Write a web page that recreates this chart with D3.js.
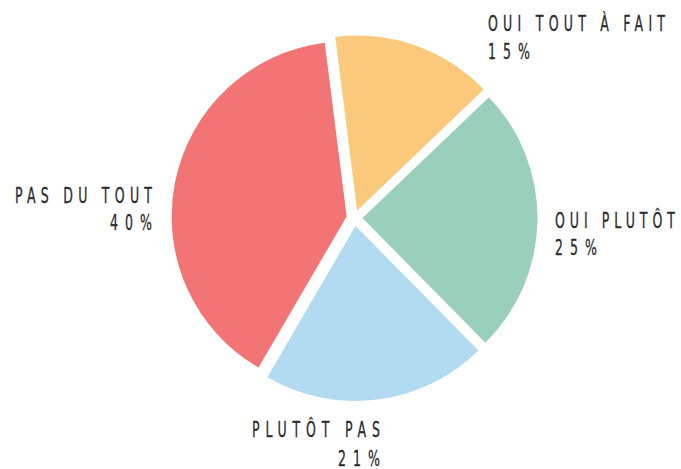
<!DOCTYPE html>
<html>
<head>
<meta charset="utf-8">
<script src="https://cdn.jsdelivr.net/npm/d3@7"></script>
<style>
  html, body { margin: 0; padding: 0; background: #fff; }
  svg { display: block; }
  .lbl { font-family: 'DejaVu Sans Condensed', 'DejaVu Sans', sans-serif; font-stretch: condensed; font-size: 20.5px; fill: #2b2b2b; stroke: #2b2b2b; stroke-width: 0.3px; }
</style>
</head>
<body>
<svg id="chart" width="681" height="469"></svg>
<script>
// ---- data ----
const categories = ["OUI TOUT À FAIT", "OUI PLUTÔT", "PLUTÔT PAS", "PAS DU TOUT"];
const values = [15, 25, 21, 40];
const valueLabels = ["15%", "25%", "21%", "40%"];
const colors = ["#FBC97B", "#9ACFBC", "#B2DAF1", "#F27474"];

// ---- layout ----
const W = 681, H = 469;
const cx = 354.5, cy = 218, R = 175, explode = 8;
const startDeg = -7.2;
const squeeze = 0.68; // horizontal glyph compression to mimic a narrow display face
// label placement (x, baselines, anchor, text widths)
const labelLayout = [
  { x: 488, y1: 31, y2: 59, anchor: "start", w1: 177, w2: 42 },
  { x: 555, y1: 228, y2: 255, anchor: "start", w1: 120, w2: 42 },
  { x: 380, y1: 437, y2: 465.5, anchor: "end", w1: 128, w2: 42 },
  { x: 152, y1: 202.5, y2: 230, anchor: "end", w1: 137, w2: 42 }
];

const svg = d3.select("#chart");
const data = categories.map((c, i) => ({ cat: c, value: values[i], pct: valueLabels[i], color: colors[i], lay: labelLayout[i] }));

const start = startDeg * Math.PI / 180;
const pie = d3.pie().sort(null).value(d => d.value).startAngle(start).endAngle(start + 2 * Math.PI);
const arc = d3.arc().innerRadius(0).outerRadius(R);

const g = svg.append("g").attr("transform", `translate(${cx},${cy})`);
g.selectAll("path.slice")
  .data(pie(data))
  .join("path")
  .attr("class", "slice")
  .attr("fill", d => d.data.color)
  .attr("transform", d => {
    const a = (d.startAngle + d.endAngle) / 2;
    return `translate(${Math.sin(a) * explode},${-Math.cos(a) * explode})`;
  })
  .attr("d", arc);

const lg = svg.append("g");
function addText(str, x, y, anchor, w) {
  lg.append("text").attr("class", "lbl")
    .attr("transform", `translate(${x},${y}) scale(${squeeze},1)`)
    .attr("x", 0).attr("y", 0)
    .attr("text-anchor", anchor)
    .attr("textLength", w / squeeze).attr("lengthAdjust", "spacing")
    .text(str);
}
data.forEach(d => {
  const L = d.lay;
  addText(d.cat, L.x, L.y1, L.anchor, L.w1);
  addText(d.pct, L.x, L.y2, L.anchor, L.w2);
});
</script>
</body>
</html>
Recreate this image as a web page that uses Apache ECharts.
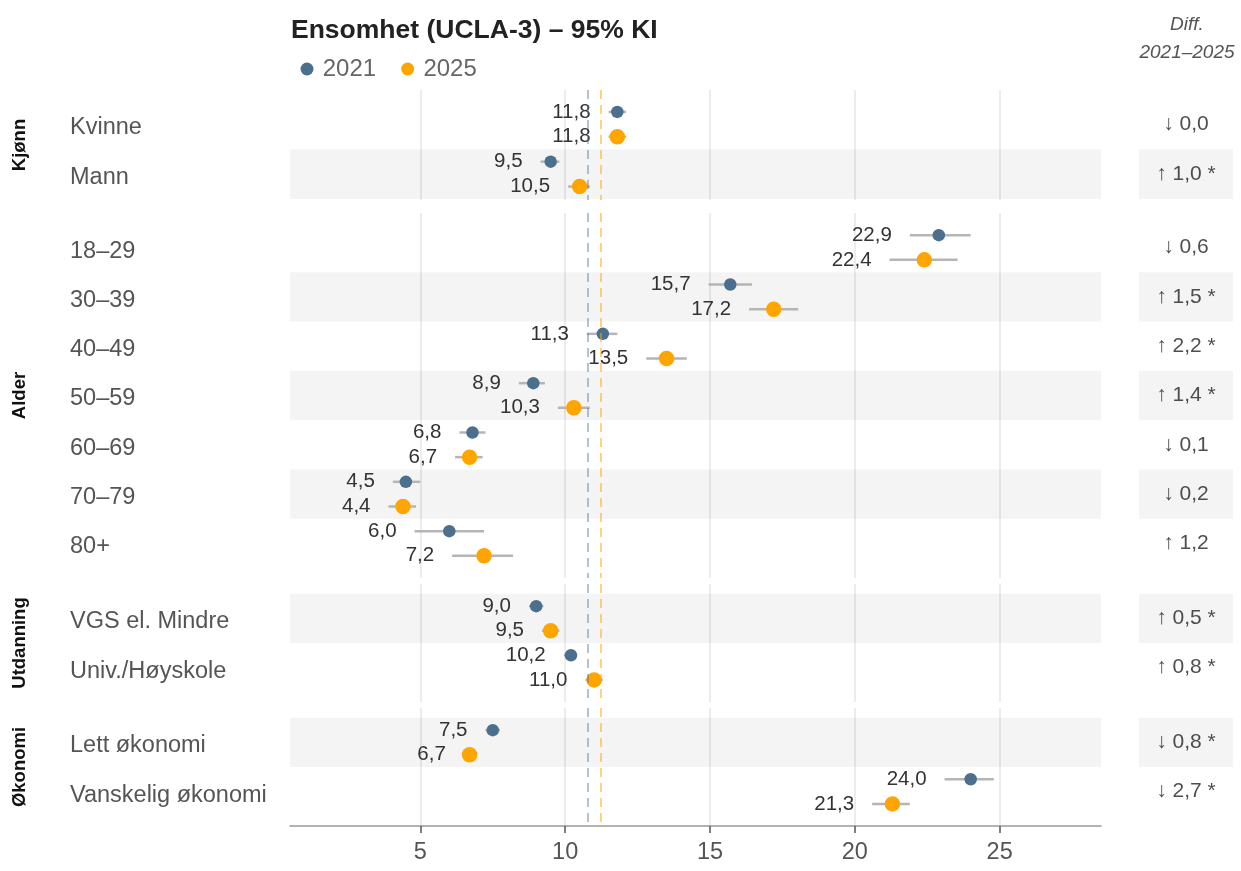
------------------------
Scan the material above for the string "that" and report each line where you find it.

Write a web page that recreates this chart with D3.js.
Recreate this image as a web page that uses Apache ECharts.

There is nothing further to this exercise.